For readers looking at this for the first time, you might find this formal definition to demand unreasonable perfection. Can't we be satisfied with some machine $M$ that's close enough? What about a machine that's always correct and only runs in greater than polynomial time in a few rare cases?

Indeed, sometimes you are going to be fortunate and find yourself able to compute a solution to a problem in $NP$ in polynomial time. Huh?

If you live in a country where all cities have exactly two highways and are connected like a ring, then you'll probably find easy solutions to presumably every graph problem in $NP$ . If you work on circuits which have no NOT gates (monotone circuits), lots of circuit properties are efficient to calculate. If you try to color a map that's a well organized grid, your work should be pretty easy. A graph with no edges has trivial clique solutions.

The question of $P$ vs $NP$ is not about cherry picked examples, but on whether or not all examples of a given problem can be solved efficiently.
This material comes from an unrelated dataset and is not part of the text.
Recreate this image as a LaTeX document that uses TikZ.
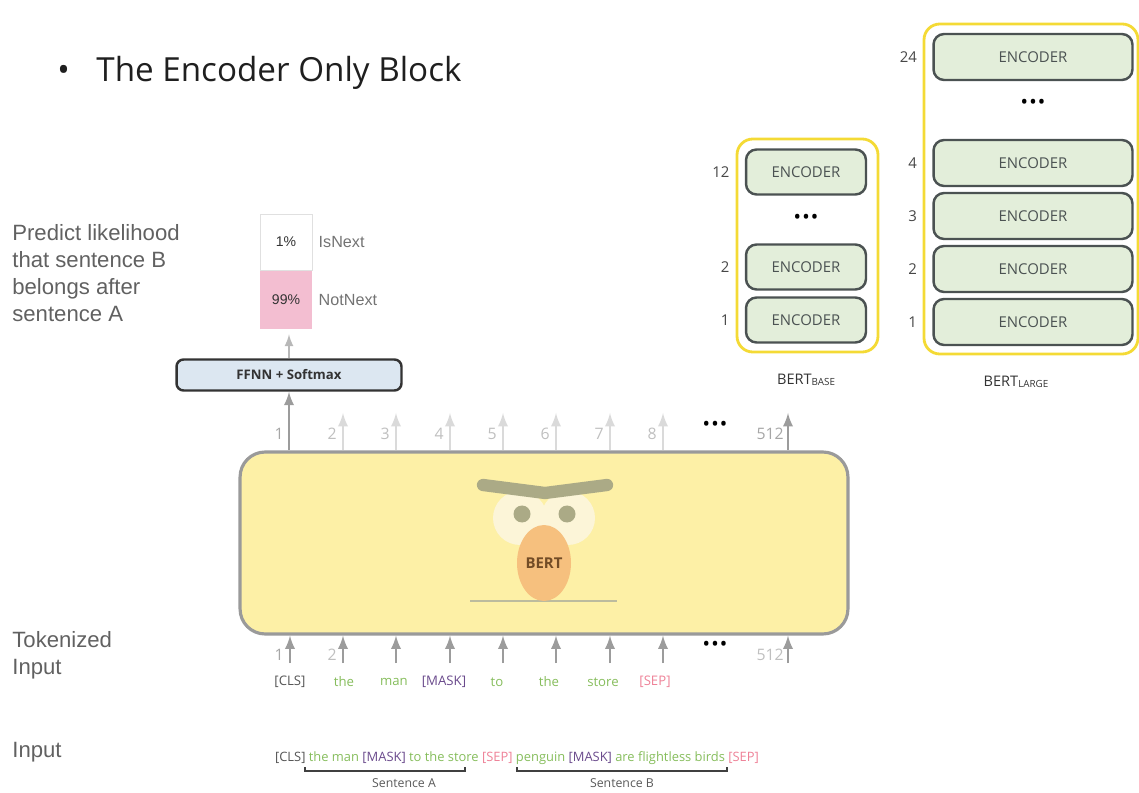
\documentclass[tikz,border=0pt]{standalone}
\usepackage{fontspec}
\setmainfont{Open Sans}
\newfontfamily\helv{Liberation Sans}
\usetikzlibrary{positioning,shapes.geometric}

\definecolor{bertyellow}{HTML}{FDF0A6}
\definecolor{boxgray}{HTML}{9A9A9A}
\definecolor{arrowgray}{HTML}{9C9C9C}
\definecolor{fadedgray}{HTML}{DADADA}
\definecolor{encfill}{HTML}{E3EEDA}
\definecolor{encline}{HTML}{4B5252}
\definecolor{frameyellow}{HTML}{F4DA35}
\definecolor{ffnnfill}{HTML}{DCE7F1}
\definecolor{probpink}{HTML}{F3BED1}
\definecolor{wordgreen}{HTML}{86BD5C}
\definecolor{maskpurple}{HTML}{6A4A8C}
\definecolor{seppink}{HTML}{EE8197}
\definecolor{clsgray}{HTML}{555555}
\definecolor{browgray}{HTML}{ABAA86}
\definecolor{eyecream}{HTML}{FCF5D8}
\definecolor{noseorange}{HTML}{F6C07E}

\tikzset{
  encbase/.style={draw=encline,fill=encfill,line width=1.4pt,rounded corners=6pt,
    minimum width=2.4cm,minimum height=0.9cm,text=encline,font=\fontsize{8.5}{10}\selectfont},
  enclarge/.style={encbase,minimum width=3.98cm,minimum height=0.92cm},
  layernum/.style={inner sep=0pt,text=black!72,font=\fontsize{8.5}{10}\selectfont},
  frame/.style={draw=frameyellow,line width=1.6pt,rounded corners=9pt},
  grayarrow/.style={->,draw=arrowgray,line width=1.6pt},
  fadedarrow/.style={->,draw=fadedgray,line width=1.6pt},
  idx/.style={inner sep=0pt,anchor=east,font=\fontsize{9}{10}\selectfont},
  token/.style={inner sep=1pt,font=\fontsize{7.5}{9}\selectfont},
  sidetext/.style={anchor=west,align=left,inner sep=0pt,text=black!62,
    font=\helv\fontsize{12.6}{15.3}\selectfont},
  dots/.style={inner sep=0pt,font=\bfseries\fontsize{9}{10}\selectfont},
  stacklabel/.style={text=black!80,font=\fontsize{8.3}{10}\selectfont},
}

\begin{document}
\begin{tikzpicture}[x=0.02cm,y=-0.02cm,>=latex]
\useasboundingbox (0,0) rectangle (1139,793);

% title
\node[anchor=west,inner sep=0pt,text=black!88,font=\fontsize{18.9}{22}\selectfont] (title) at (57,73)
  {\textbullet\hspace{0.8em}The Encoder Only Block};

% side captions
\node[sidetext] (predict) at (12,273) {Predict likelihood\\that sentence B\\belongs after\\sentence A};
\node[sidetext] (tokenized) at (12,655) {Tokenized\\Input};
\node[sidetext] (input) at (12,752) {Input};

% classifier head
\node[draw=black!80,fill=ffnnfill,line width=1.4pt,rounded corners=4pt,minimum width=4.5cm,
  minimum height=0.62cm,font=\bfseries\fontsize{7.5}{9}\selectfont,text=black!80] (ffnn) at (289,375) {FFNN + Softmax};
\node[draw=black!12,fill=white,minimum width=1.04cm,minimum height=1.12cm,inner sep=0pt,
  font=\helv\fontsize{8}{9}\selectfont,text=black!80] (p1) at (286,242) {1\%};
\node[fill=probpink,minimum width=1.04cm,minimum height=1.16cm,inner sep=0pt,below=0pt of p1,
  font=\helv\fontsize{8}{9}\selectfont,text=black!80] (p2) {99\%};
\node[right=0.12cm of p1,inner sep=0pt,text=black!55,font=\helv\fontsize{9.2}{10}\selectfont] (isnext) {IsNext};
\node[right=0.12cm of p2,inner sep=0pt,text=black!55,font=\helv\fontsize{9.2}{10}\selectfont] (notnext) {NotNext};
\draw[->,draw=black!28,line width=1.3pt,shorten >=3pt] (ffnn.north) -- (ffnn.north |- p2.south);

% the BERT block
\node[draw=boxgray,fill=bertyellow,line width=1.8pt,rounded corners=0.5cm,
  minimum width=12.16cm,minimum height=3.64cm] (bert) at (544,543) {};
% face
\fill[eyecream] (520,518) circle (27) (568,518) circle (27);
\draw[browgray,line width=7pt,line cap=round] (483,485) -- (545,493) -- (607,485);
\fill[browgray] (522,514) circle (8.5) (567,514) circle (8.5);
\draw[browgray!80,line width=0.7pt] (470,601) -- (617,601);
\node[ellipse,fill=noseorange,minimum width=1.08cm,minimum height=1.52cm,inner sep=0pt,
  text=brown!60!black,font=\bfseries\fontsize{8.5}{10}\selectfont] (nose) at (544,563) {BERT};

% outputs
\draw[grayarrow] (ffnn.south |- bert.north) -- (ffnn.south);
\node[idx,text=black!35] (out1label) at (284,434) {1};
\foreach \i/\x in {2/343,3/396,4/450,5/503,6/556,7/610,8/663}{
  \coordinate (out\i) at (\x,413);
  \draw[fadedarrow] (out\i |- bert.north) -- (out\i);
  \node[idx,text=black!25] (out\i label) at (\x-6,434) {\i};
}
\coordinate (out512) at (788,413);
\draw[grayarrow] (out512 |- bert.north) -- (out512);
\node[idx,text=black!35] (out512label) at (784,434) {512};
\node[dots] (outdots) at (715,425) {•\,•\,•};

% inputs
\foreach \i/\x in {1/290,2/343,3/396,4/450,5/503,6/556,7/610,8/663,512/788}{
  \coordinate (in\i) at (\x,663);
  \draw[grayarrow] (in\i) -- (in\i |- bert.south);
}
\node[idx,text=black!35] (in1label) at (284,655) {1};
\node[idx,text=black!25] (in2label) at (337,655) {2};
\node[idx,text=black!25] (in512label) at (784,655) {512};
\node[dots] (indots) at (715,645) {•\,•\,•};

% tokens
\node[token,text=clsgray] (tok1) at (290,682) {[CLS]};
\foreach \i/\x/\w in {2/344/the,3/394/man,5/497/to,6/549/the,7/603/store}{
  \node[token,text=wordgreen] (tok\i) at (\x,682) {\w};
}
\node[token,text=maskpurple] (tok4) at (444,682) {[MASK]};
\node[token,text=seppink] (tok8) at (655,682) {[SEP]};

% raw input sequence
\node[inner sep=0pt,font=\fontsize{7.35}{9}\selectfont] (seq) at (517,758)
  {\textcolor{clsgray}{[CLS]} \textcolor{wordgreen}{the man} \textcolor{maskpurple}{[MASK]}
   \textcolor{wordgreen}{to the store} \textcolor{seppink}{[SEP]} \textcolor{wordgreen}{penguin}
   \textcolor{maskpurple}{[MASK]} \textcolor{wordgreen}{are flightless birds} \textcolor{seppink}{[SEP]}};
\draw[black!75,line width=0.8pt] (305,767) -- (305,771) -- (465,771) -- (465,767);
\draw[black!75,line width=0.8pt] (517,767) -- (517,771) -- (727,771) -- (727,767);
\node[inner sep=0pt,text=black!65,font=\fontsize{7}{8}\selectfont] (senta) at (404,783) {Sentence A};
\node[inner sep=0pt,text=black!65,font=\fontsize{7}{8}\selectfont] (sentb) at (622,783) {Sentence B};

% BERT base stack
\draw[frame] (737,139) rectangle (878,352);
\foreach \n/\y in {12/172,2/267,1/320}{
  \node[encbase] (base\n) at (806,\y) {ENCODER};
  \node[layernum,left=0.3cm of base\n] (basenum\n) {\n};
}
\node[dots] (basedots) at (806,218) {•\,•\,•};
\node[stacklabel] (baselabel) at (806,380)
  {BERT\raisebox{-0.6pt}{\fontsize{5.6}{6}\selectfont BASE}};

% BERT large stack
\draw[frame] (924,24) rectangle (1138,354);
\foreach \n/\y in {24/57,4/163,3/216,2/269,1/322}{
  \node[enclarge] (large\n) at (1033,\y) {ENCODER};
  \node[layernum,left=0.3cm of large\n] (largenum\n) {\n};
}
\node[dots] (largedots) at (1033,103) {•\,•\,•};
\node[stacklabel] (largelabel) at (1016,382)
  {BERT\raisebox{-0.6pt}{\fontsize{5.6}{6}\selectfont LARGE}};
\end{tikzpicture}
\end{document}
This is why we see the $\exists x$ part of the definition. While in reality, any language in $NP$ probably has a large (possibly infinite) set of nasty examples, it's enough to state that one such example exists.

What if you had a machine $M$ which, given input $x$ ran for polynomial time and gave the same result as $L(x)$ most of the time? In fact, let's say $M(x) = L(x)$ in all cases except for one very puzzling input $x$ . Couldn't you start with $M$ and create $M$ which as a few additional line of code to first checks if the input equals $x$ , if so output the correct response which you've hardcoded, if not, run as normal?

This idea is wrong on a number of levels. In fact, it's kind of flawed from the beginning since we state in the definition $\forall$ $M \in T$ , which means we considered every possible Turing Machine that every could be. For a given $M$ drawn at random, there's a high likelihood you could find some $M$ which is a little closer to $L$ . However, the idea of "hardcoding the pre-calculated outputs of tricky inputs" can only take you so far. You're either going to end up with a description that's infinitely long or you're going to hit some other barrier along the way. Unless, of course, $P=NP$ .

While the formal definition, for me, is not always as intuitively satisfying as an English description using phrases like "witness string" and "polynomial time verification", it's important to recognize that this is the formal definition. Understanding it can give you a greater appreciation for the problem as well as highlight the mathematical qualifications necessary to resolve this conjecture one way or the other.